Dr Dagmar Zeithamova | How Our Brains Create Categories: A Look Inside the Mind
Our brains have an incredible ability to organise information into meaningful categories, allowing us to make sense of the world around us. However, this categorisation process can also bias how we perceive and remember this world. Dr Dagmar Zeithamova and her team at the University of Oregon are uncovering how our brains form category-biased representations, even when we’re focused on learning about individual examples. Their work sheds new light on the neural mechanisms underlying concept formation and how categories shape our perceptions.
The Power of Categories
From the moment we wake up, our brains are constantly sorting the flood of sensory information we encounter into meaningful categories. This ability to organise our experiences allows us to navigate the world efficiently, make quick decisions, and draw on past knowledge to interpret new situations. However, our inclination to categorise can also lead to biases in how we perceive and remember individual items.
Previous research has shown that after learning to sort items into categories, we tend to perceive examples from the same category as more similar to each other than they actually are. At the same time, we perceive more significant differences between items from different categories. This ‘perceptual magnet effect’ can occur even for arbitrary categories created in laboratory settings.
While this categorical perception can be helpful in many situations, allowing us to focus on relevant similarities and differences, it can also lead us to overlook individual variations within a category. This tendency toward categorical thinking may contribute to harmful social biases like stereotyping. Understanding the cognitive and neural mechanisms behind category formation could provide insights into how such biases develop and potentially how to counteract them.
But how and when do these category-biased perceptions form in the brain? Do they only arise when we are explicitly trying to learn about categories? Or can simply learning category labels lead to spontaneous changes in how our brains represent individual examples? These are some of the key questions Dr Dagmar Zeithamova and her colleagues at the University of Oregon set out to investigate.
Unveiling Category Bias in the Brain
Dr Zeithamova, an associate professor of psychology, has long been fascinated by how the brain integrates information across experiences to form new knowledge. Her work combines behavioural experiments with advanced brain imaging techniques to peer into the neural mechanisms of learning and memory.
In a recent study, Dr Zeithamova and her team used an innovative experimental design to track how category learning shapes neural representations.
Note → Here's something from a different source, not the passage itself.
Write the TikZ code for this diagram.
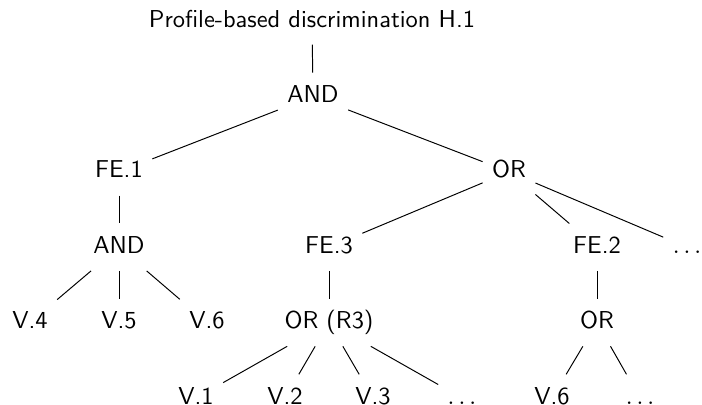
\documentclass[tikz,border=0pt]{standalone}
\renewcommand{\familydefault}{\sfdefault}
\begin{document}
\begin{tikzpicture}[x=0.409pt,y=-0.409pt,
  every node/.style={minimum height=19pt,inner xsep=3.7pt,text height=7pt,text depth=2pt}]
\useasboundingbox (0,0) rectangle (702,404);

\node (root) at (312,21) {Profile-based discrimination H.1};
\node (and1) at (313,96.4) {AND};

\node (fe1) at (119,171.8) {FE.1};
\node (or1) at (509,171.8) {OR};

\node (and2) at (119,247.2) {AND};
\node (fe3) at (329,247.2) {FE.3};
\node (fe2) at (597,247.2) {FE.2};
\node (dotsa) at (687,247.2) {$\ldots$};

\node (v4) at (30,322.6) {V.4};
\node (v5) at (119,322.6) {V.5};
\node (v6) at (207,322.6) {V.6};
\node (or3) at (329,322.6) {OR (R3)};
\node (or2) at (597,322.6) {OR};

\node (v1) at (196,398) {V.1};
\node (v2) at (285,398) {V.2};
\node (v3) at (373,398) {V.3};
\node (dotsb) at (462,398) {$\ldots$};
\node (v6b) at (552,398) {V.6};
\node (dotsc) at (640,398) {$\ldots$};

\draw (root)--(and1);
\draw (and1)--(fe1);
\draw (and1)--(or1);
\draw (fe1)--(and2);
\draw (or1)--(fe3);
\draw (or1)--(fe2);
\draw (or1)--(dotsa);
\draw (and2)--(v4);
\draw (and2)--(v5);
\draw (and2)--(v6);
\draw (fe3)--(or3);
\draw (fe2)--(or2);
\draw (or3)--(v1);
\draw (or3)--(v2);
\draw (or3)--(v3);
\draw (or3)--(dotsb);
\draw (or2)--(v6b);
\draw (or2)--(dotsc);
\end{tikzpicture}
\end{document}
They wanted to see if category-biased neural patterns would form even when people were focused on learning about individuating details rather than categories. The researchers created a set of face stimuli by blending photographs of different individuals. Some faces shared visual features because they were created by blending the same ‘parent’ faces. Crucially, some pairs of visually similar faces were assigned to the same category by giving them the same family name, while other similar pairs were assigned to different categories with different family names. This allowed the team to separate the effects of visual similarity from learned category membership.
Participants in the study were asked to learn the full names (both first and family names) for each face. Importantly, they were not told to focus on the categories or family names – their task was simply to memorise the individual name-face pairs. Grouping the faces in family categories was not really helpful for the task at hand as participants needed to differentiate ‘Peter Miller’ from ‘George Miller’ and ‘John Miller’. This meant any effects of categorisation would occur spontaneously rather than through explicit category learning.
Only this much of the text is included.